Electric Go Karts …. Are They Really the Next Generation?!?
Much hoopla has been generated regarding the future of karting: are electrics going to be the next wave? Are they the greatest thing since sliced bread? Will they help me sleep at night? Well, I am going to talk about some of the truths and myths of what is being said about electric go karts.
Let me start by saying, electric karts are great; we sell hundreds each year, and the operators are normally quite happy with the karts and their operation. The operators that typically get electric karts have some things in common. They might be indoors where it’s a no brainer: no need for an expensive ventilation system that will be pumping out not only the exhaust, but the warm air in the winter or cold air in the summer and making your HVAC work overtime, causing expensive electrical bills. Also, the electric kart is a great alternative where cities or other municipalities have said “no way” on the noise or pollution of gas powered karts (we have several of those type of installations).
Now let’s discuss some of the truths…. “Electric karts have little to no maintenance.” I will agree on that statement to a point, but don’t forget that ALL karts have (and will need maintenance on) tires, brakes, belts, steering components, seats and pads, seatbelts… want me to keep going? The electronic components are, for the most part, very solid, however, they need to be connected to one another with wires. Wires have connections that are applied by the kart manufacturer. Most will connect those to terminal strips to organize contact points. The vibration from the karts (not to mention the occasional accidental banging into rails or other karts) can cause those contact points to loosen or break. At J&J, we have chosen to not go the old-fashioned route of utilizing terminal strips (all of our connections are made through a circuit board allowing for easy trouble shooting if and when something like this happens), but even with our high quality connectors and waterproof connection points, they can still have issues.
Next truth: batteries and maintenance for them. The weakest points on an electric go kart is the batteries. There is no doubt that the batteries are being strained more so in go-karts than in most every other application. They should be load tested quite often (we recommend weekly) to find batteries that might be starting to fail. If you don’t catch a failing battery early enough, not only will you have one bad battery, it will become 4 bad batteries, as the other 3 will have to work twice as hard to keep up for the failing one. If you catch it early enough, you can put that battery on a lower-voltage battery charger and often times bring it back to life. Also, keep in mind that the batteries are sealed and charging is a fine line of doing it as fast as you can without causing the batteries to overheat. If they get too hot, they will vent and there is no way to put that material back into the batteries: this will typically reduce its lifecycle. We recommend a 1-to-1 charge time during peak operations and actually longer charge times on non-peak to ensure the longest life of the batteries.

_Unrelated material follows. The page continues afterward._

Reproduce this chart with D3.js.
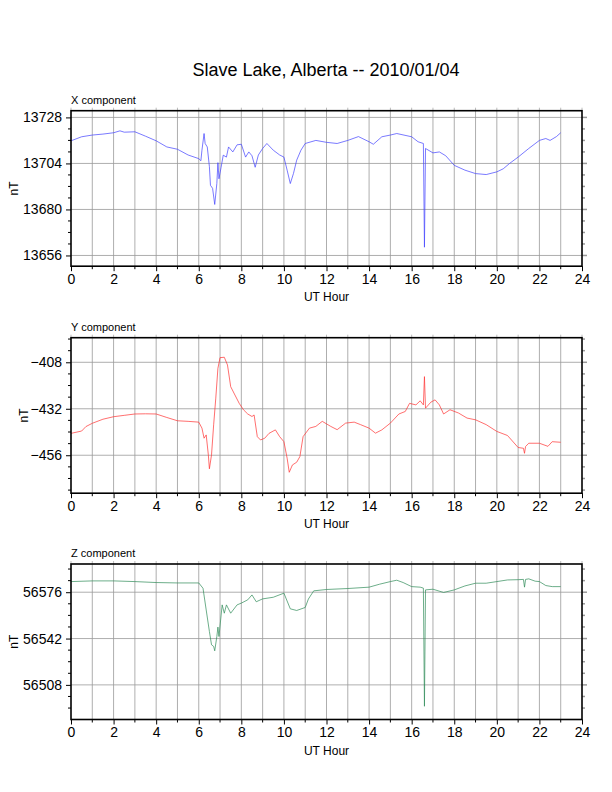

Now onto the myths… Number one is that electric go karts require fewer people for operations. That point is only valid if you have a dedicated person to re-fuel the gas karts in the morning or re-fuel later in the day… I will accept that point if it applies (which it almost never does). BUT if it took a certain number of attendants to operate the track during peak operational times with gasoline-powered karts, it WILL take the same number of attendants to operate the karts during peak times with electric-powered go karts. The electric go kart will not do the following ….. yet: make sure the seatbelt is fastened properly and tight, prevent guests from bumping into one another, fix itself after a spin out, properly supervise itself during the session, thank the guest after the race or tell the guests where the exit is when they get out of the kart… to name just a few things. I wish I could admit that it was true that you can save labor money by just buying a different model karts, but it just doesn’t make sense. Guest satisfaction and safety should be first on your list of priorities and making money will follow.
I want to end this by saying again that where electric karts are needed they are great!! But they are not at a point where it makes sense to switch from gas-powered models based on bells and whistles that are not all that they are cracked up to be.